In quest’ultimo anno il rapporto tra Dovizioso e Luigi Dall’Igna, direttore generale Ducati, è stato tutt’altro che idilliaco. (gpone.com)

Ad aumentare il rammarico la circostanza per cui, per una serie di incastri particolari, Dovizioso è rimasto senza una moto per l’anno prossimo. Ogni giorno confidiamo in qualche sorpresa, di leggere l’annuncio di un ingaggio inaspettato. Se lo meriterebbe un pilota forte, umile, costante, che ha ancora tanto da dare, come Dovizioso. Che con l’orgoglio tipico del campione, ha ringraziato la Yamaha ma rifiutato la sua offerta di fare il collaudatore. Meglio un anno sabbatico, alla ricerca di una nuova occasione per tornare in pista più competitivo che mai. C’è ancora tempo prima di dedicarsi al collaudo.

Un altro esponente della vecchia guardia italiana non correrà di certo nel 2021 e – almeno – per i prossimi anni, ma per motivi ben differenti. Parliamo di Andrea Iannone, squalificato per doping per quattro anni per effetto della recente sentenza del TAS. Un colpo durissimo e probabilmente definitivo alla sua carriera.

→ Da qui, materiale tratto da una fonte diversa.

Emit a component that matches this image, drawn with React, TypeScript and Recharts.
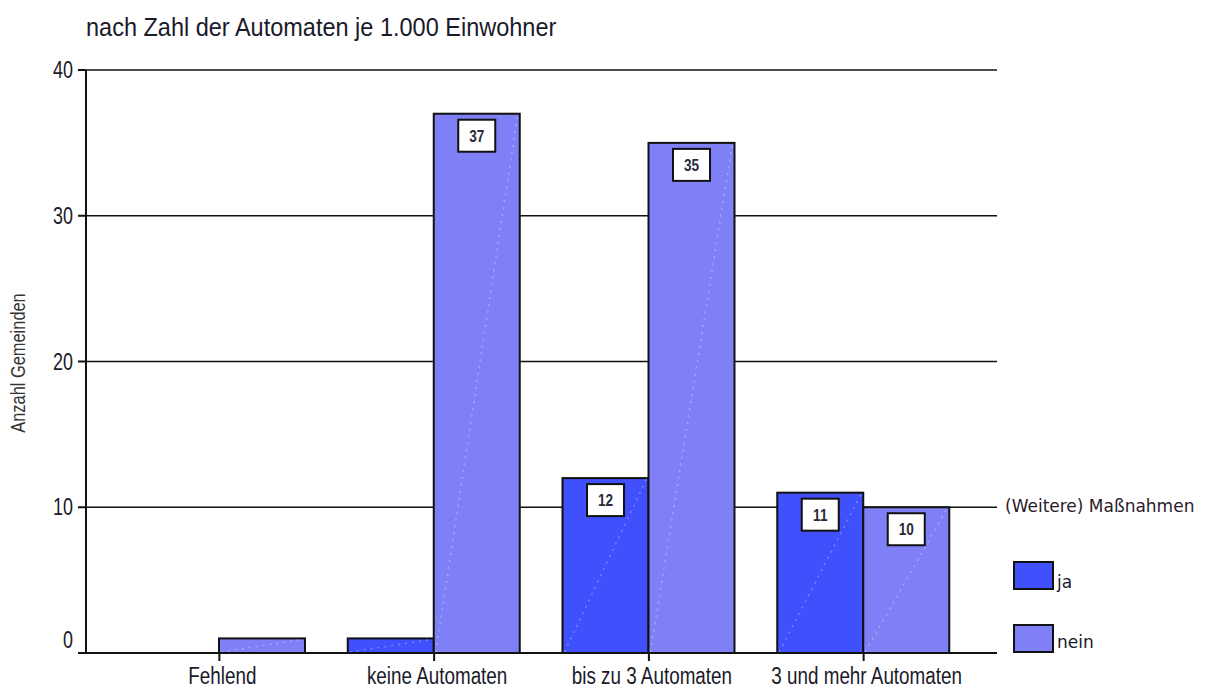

Ma se questi protagonisti italiani segnano il passo, altri vengono prepotentemente alla ribalta, a suon di risultati. Nonostante la caduta a Brno e l’operazione alla tibia destra, Francesco “Pecco” Bagnaia ha regalato sprazzi del suo talento. Già campione del mondo della Moto2 nel 2018, in questa stagione in sella alla Ducati del Team Pramac Racing ha conquistato un ottimo secondo posto nel GP di Misano. Promosso nel 2021 in Ducati ufficiale, avrà la grande occasione di dimostrare le sue indubbie doti, con l’obbligo di saper gestire meglio una pressione che l’ha indotto ad alcune cadute ed errori di gioventù.

Non è più una promessa, ma una certezza, un punto fermo del nostro motociclismo, Franco Morbidelli. Nel 2020 vincitore di ben tre GP, secondo posto nella classifica piloti, ha dimostrato grande costanza di rendimento, la capacità di gestire con freddezza gare in testa dal primo all’ultimo giro, grinta e sangue freddo nei corpo a corpo, primi fra tutti quelli con l’australiano Jack Miller, altro enfant prodige. Un ragazzo serio Franco, che abbiamo visto sottoporsi a scrupolose sedute atletiche di allenamento al campo scuola di Pesaro. Per il cui sogno di diventare pilota, la famiglia si è trasferita da Roma a Babucce, a due passi da Tavullia, terra dove si respira ogni giorno odore di benzina e di bagarre. Ragazzo che è diventato presto uomo, a seguito della drammatica morte del padre Livio, meccanico con un passato nelle corse. Con “Morbido”, primo pilota a sottoscrivere un accordo formale, è nata la VR46 Accademy, l’ultimo regalo di Vale Rossi allo sport italiano, una fucina di campioni, unica occasione per tanti ragazzi senza grandi risorse economiche di perfezionare le loro doti innate, l’unico strumento con cui il motociclismo italiano dopo anni di sofferenza è riuscito a rimettere in discussione, almeno parzialmente, il predominio spagnolo.

Franco Morbidelli in sella alla sua Yamaha. (oasport.it)

A dare manforte alla punta di diamante Morbidelli e alla pattuglia dei corridori italiani, nel 2021 arriveranno due nuovi prestigiosi innesti: Luca Marini, fratello di Valentino e altro esponente di spicco della VR46, ed Enea Bastianini, detto “la Bestia”, il talentuoso centauro riminese salito in moto per la prima volta a 3 anni e 3 mesi, fresco vincitore del mondiale Moto2. Un campionato che ha conosciuto tanti vincitori italiani negli ultimi anni. Forse celebrati meno di quanto meritassero le loro imprese.